- _WHAT NEEDS TO BE DONE_
In the entries below, find the line with "What React, TypeScript" and the line with "const occupancy = [72.8, 80.0, 81.8];", then retype both and everything between them exactly. Do not copy the pictures.

- _SUPPLIED DATA_
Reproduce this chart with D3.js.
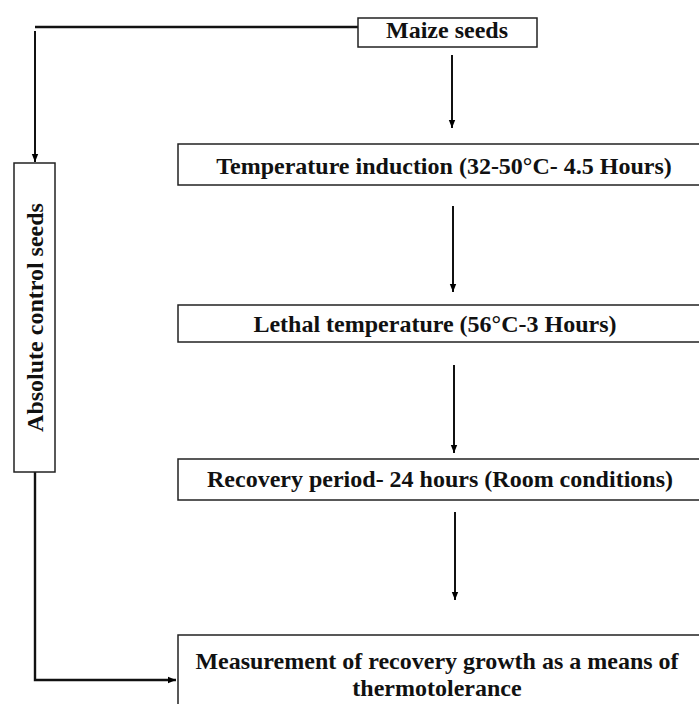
<!DOCTYPE html>
<html><head><meta charset="utf-8">
<script src="https://cdn.jsdelivr.net/npm/d3@7"></script>
<style>html,body{margin:0;padding:0;background:#fff;overflow:hidden}</style>
</head><body>
<svg id="c" width="699" height="704"></svg>
<script>
// Flowchart content
const stepLabels = [
  ["Maize seeds"],
  ["Temperature induction (32-50°C- 4.5 Hours)"],
  ["Lethal temperature (56°C-3 Hours)"],
  ["Recovery period- 24 hours (Room conditions)"],
  ["Measurement of recovery growth as a means of", "thermotolerance"]
];
const controlLabel = "Absolute control seeds";

// Layout (pixels)
const boxes = [
  {x0:358, x1:537, y0:18, y1:47},
  {x0:178, x1:702, y0:144, y1:185},
  {x0:178, x1:702, y0:305, y1:342},
  {x0:178, x1:702, y0:459, y1:500},
  {x0:178, x1:702, y0:635, y1:710}
];
const mainArrows = [
  {x:452, y0:55, y1:128},
  {x:453, y0:206, y1:292},
  {x:454, y0:365, y1:453},
  {x:455, y0:512, y1:600}
];
const ctrl = {x0:14, x1:55, y0:163, y1:472};
const textPos = [
  {cx:447, base:38},
  {cx:444, base:174},
  {cx:435, base:332},
  {cx:440, base:487},
  {cx:437, base:669}
];
const lineGap = 27;

const svg = d3.select("#c");
const font = "'Liberation Serif','Times New Roman',serif";
const fs = 24;

svg.append("defs").append("marker")
  .attr("id","ah").attr("viewBox","0 0 10 10").attr("refX",10).attr("refY",5)
  .attr("markerWidth",8).attr("markerHeight",9).attr("markerUnits","userSpaceOnUse")
  .attr("orient","auto")
  .append("path").attr("d","M0,1 L10,5 L0,9 Z").attr("fill","#000");

const line = d3.line();

// connectors
svg.append("path").attr("d", line([[boxes[0].x0,27],[35,27]]))
  .attr("stroke","#111").attr("stroke-width",2.4).attr("fill","none");
svg.append("path").attr("d", line([[35,31],[35,162]]))
  .attr("stroke","#111").attr("stroke-width",2).attr("fill","none").attr("marker-end","url(#ah)");
svg.append("path").attr("d", line([[35,ctrl.y1],[35,680],[176,680]]))
  .attr("stroke","#111").attr("stroke-width",2.4).attr("fill","none").attr("marker-end","url(#ah)");

svg.selectAll("path.ar").data(mainArrows).join("path").attr("class","ar")
  .attr("d", d=>line([[d.x,d.y0],[d.x,d.y1]]))
  .attr("stroke","#111").attr("stroke-width",2).attr("fill","none").attr("marker-end","url(#ah)");

// boxes
svg.selectAll("rect.b").data(boxes).join("rect").attr("class","b")
  .attr("x",d=>d.x0).attr("y",d=>d.y0).attr("width",d=>d.x1-d.x0).attr("height",d=>d.y1-d.y0)
  .attr("fill","#fff").attr("stroke","#222").attr("stroke-width",1.5);

svg.append("rect").attr("x",ctrl.x0).attr("y",ctrl.y0).attr("width",ctrl.x1-ctrl.x0).attr("height",ctrl.y1-ctrl.y0)
  .attr("fill","#fff").attr("stroke","#222").attr("stroke-width",1.5);

// texts
stepLabels.forEach((lines,i)=>{
  const t = svg.append("text").attr("text-anchor","middle")
    .attr("font-family",font).attr("font-weight","bold").attr("font-size",fs).attr("fill","#111");
  lines.forEach((s,j)=>{
    t.append("tspan").attr("x",textPos[i].cx).attr("y",textPos[i].base + j*lineGap).text(s);
  });
});
svg.append("text").attr("transform",`translate(35,${(ctrl.y0+ctrl.y1)/2}) rotate(-90)`)
  .attr("text-anchor","middle").attr("dy","0.35em")
  .attr("font-family",font).attr("font-weight","bold").attr("font-size",fs).attr("fill","#111")
  .text(controlLabel);
</script>
</body></html>
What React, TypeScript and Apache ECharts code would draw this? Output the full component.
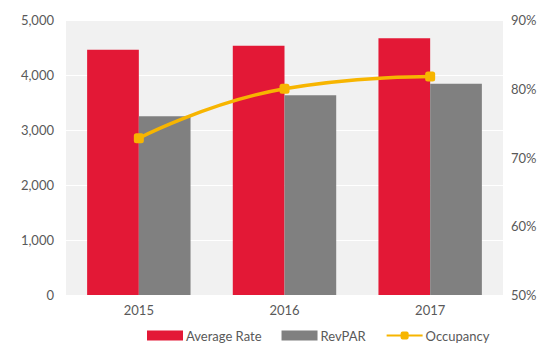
import React, { useEffect, useRef } from "react";
import * as echarts from "echarts";

const categories = ["2015", "2016", "2017"];
const averageRate = [4460, 4530, 4670];
const revPAR = [3250, 3630, 3840];
const occupancy = [72.8, 80.0, 81.8];

export default function App() {
  const ref = useRef<HTMLDivElement>(null);
  useEffect(() => {
    const chart = echarts.init(ref.current!, null, { renderer: "svg" });
    const font = "Lato";
    chart.setOption({
      animation: false,
      textStyle: { fontFamily: font },
      grid: {
        left: 66,
        right: 50,
        top: 20,
        bottom: 56,
        show: true,
        backgroundColor: "#f1f1f1",
        borderWidth: 0,
      },
      legend: {
        bottom: 4,
        left: 142,
        itemWidth: 36,
        itemHeight: 10,
        itemGap: 20,
        textStyle: { color: "#595959", fontSize: 13, fontFamily: font, padding: [0, 0, 0, -2] },
        data: [
          { name: "Average Rate", icon: "rect" },
          { name: "RevPAR", icon: "rect" },
          { name: "Occupancy" },
        ],
      },
      xAxis: {
        type: "category",
        data: categories,
        axisLine: { show: false },
        axisTick: { show: false },
        axisLabel: { color: "#595959", fontSize: 13, margin: 8 },
      },
      yAxis: [
        {
          type: "value",
          min: 0,
          max: 5000,
          interval: 1000,
          axisLine: { show: false },
          axisTick: { show: false },
          splitLine: { lineStyle: { color: "#ffffff", width: 1 } },
          axisLabel: {
            color: "#595959",
            fontSize: 13,
            margin: 12,
            formatter: (v: number) => v.toLocaleString("en-US"),
          },
        },
        {
          type: "value",
          min: 50,
          max: 90,
          interval: 10,
          position: "right",
          axisLine: { show: false },
          axisTick: { show: false },
          splitLine: { show: false },
          axisLabel: {
            color: "#595959",
            fontSize: 13,
            margin: 8,
            formatter: (v: number) => v + "%",
          },
        },
      ],
      series: [
        {
          name: "Average Rate",
          type: "bar",
          data: averageRate,
          itemStyle: { color: "#e31836" },
          barGap: "0%",
          barCategoryGap: "29%",
        },
        {
          name: "RevPAR",
          type: "bar",
          data: revPAR,
          itemStyle: { color: "#808080" },
        },
        {
          name: "Occupancy",
          type: "line",
          yAxisIndex: 1,
          data: occupancy,
          smooth: true,
          symbol: "roundRect",
          symbolSize: 10,
          lineStyle: { color: "#f7b500", width: 3.5 },
          itemStyle: { color: "#f7b500" },
        },
      ],
    });
    return () => chart.dispose();
  }, []);
  return <div ref={ref} style={{ width: 553, height: 351, margin: -8 }} />;
}
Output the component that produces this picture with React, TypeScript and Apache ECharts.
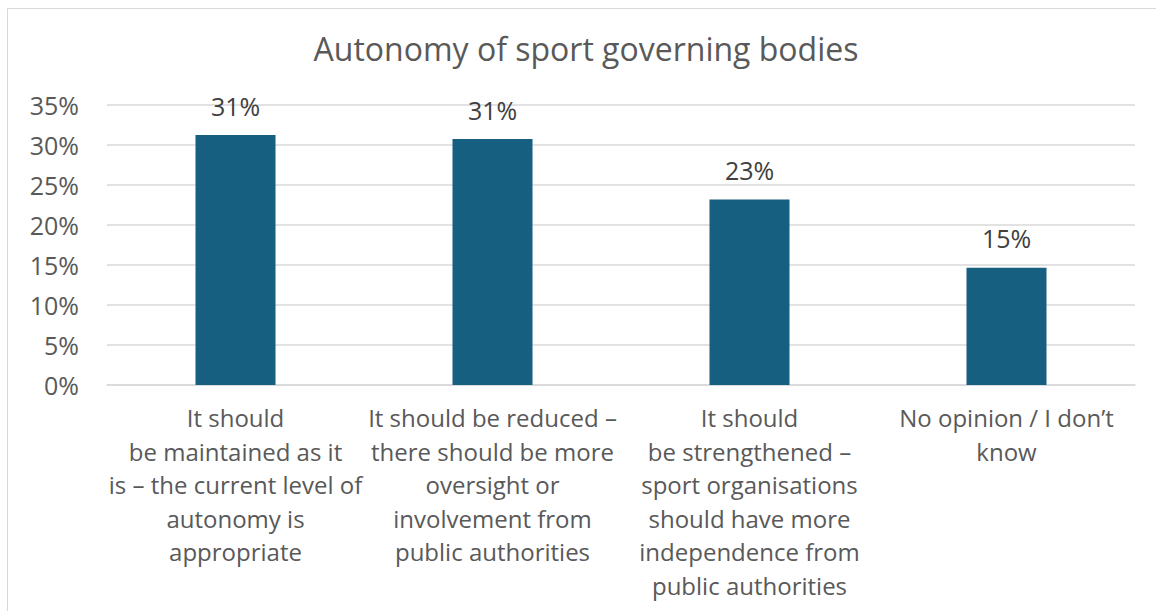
import React, { useEffect, useRef } from "react";
import * as echarts from "echarts";

const titleText = "Autonomy of sport governing bodies";
const categories = [
  "It should\nbe maintained as it\nis – the current level of\nautonomy is\nappropriate",
  "It should be reduced –\nthere should be more\noversight or\ninvolvement from\npublic authorities",
  "It should\nbe strengthened –\nsport organisations\nshould have more\nindependence from\npublic authorities",
  "No opinion / I don’t\nknow",
];
const values = [31.25, 30.75, 23.2, 14.65];
const yMin = 0;
const yMax = 35;
const yInterval = 5;

const FONT = "'Open Sans', 'Noto Sans', sans-serif";

export default function App() {
  const ref = useRef<HTMLDivElement>(null);
  useEffect(() => {
    if (!ref.current) return;
    const chart = echarts.init(ref.current, undefined, { renderer: "svg" });
    chart.setOption({
      animation: false,
      backgroundColor: "#ffffff",
      graphic: [
        {
          type: "rect",
          shape: { x: 7.5, y: 8.5, width: 1160, height: 620 },
          style: { fill: "none", stroke: "#d9d9d9", lineWidth: 1 },
          silent: true,
        },
      ],
      title: {
        text: titleText,
        left: 581,
        top: 27,
        textAlign: "center",
        textStyle: { fontFamily: FONT, fontSize: 32, fontWeight: "normal", color: "#595959" },
      },
      grid: { left: 107, right: 21, top: 105, bottom: 226, containLabel: false },
      xAxis: {
        type: "category",
        data: categories,
        axisLine: { show: true, lineStyle: { color: "#d9d9d9", width: 1.5 } },
        axisTick: { show: false },
        axisLabel: {
          interval: 0,
          fontFamily: FONT,
          fontSize: 24,
          lineHeight: 33.5,
          color: "#595959",
          margin: 16,
        },
      },
      yAxis: {
        type: "value",
        min: yMin,
        max: yMax,
        interval: yInterval,
        axisLine: { show: false },
        axisTick: { show: false },
        splitLine: { lineStyle: { color: "#d9d9d9", width: 1.5 } },
        axisLabel: {
          formatter: (v: number) => `${v}%`,
          fontFamily: FONT,
          fontSize: 25,
          color: "#595959",
          margin: 28,
        },
      },
      series: [
        {
          type: "bar",
          data: values,
          barWidth: 80,
          itemStyle: { color: "#175f81" },
          label: {
            show: true,
            position: "top",
            distance: 17,
            formatter: (p: any) => `${Math.round(p.value)}%`,
            fontFamily: FONT,
            fontSize: 25,
            color: "#404040",
          },
        },
      ],
    });
    return () => chart.dispose();
  }, []);
  return (
    <div
      ref={ref}
      style={{ position: "fixed", left: 0, top: 0, width: 1156, height: 611 }}
    />
  );
}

- _TASK RESULT_
What React, TypeScript and Apache ECharts code would draw this? Output the full component.
import React, { useEffect, useRef } from "react";
import * as echarts from "echarts";

const categories = ["2015", "2016", "2017"];
const averageRate = [4460, 4530, 4670];
const revPAR = [3250, 3630, 3840];
const occupancy = [72.8, 80.0, 81.8];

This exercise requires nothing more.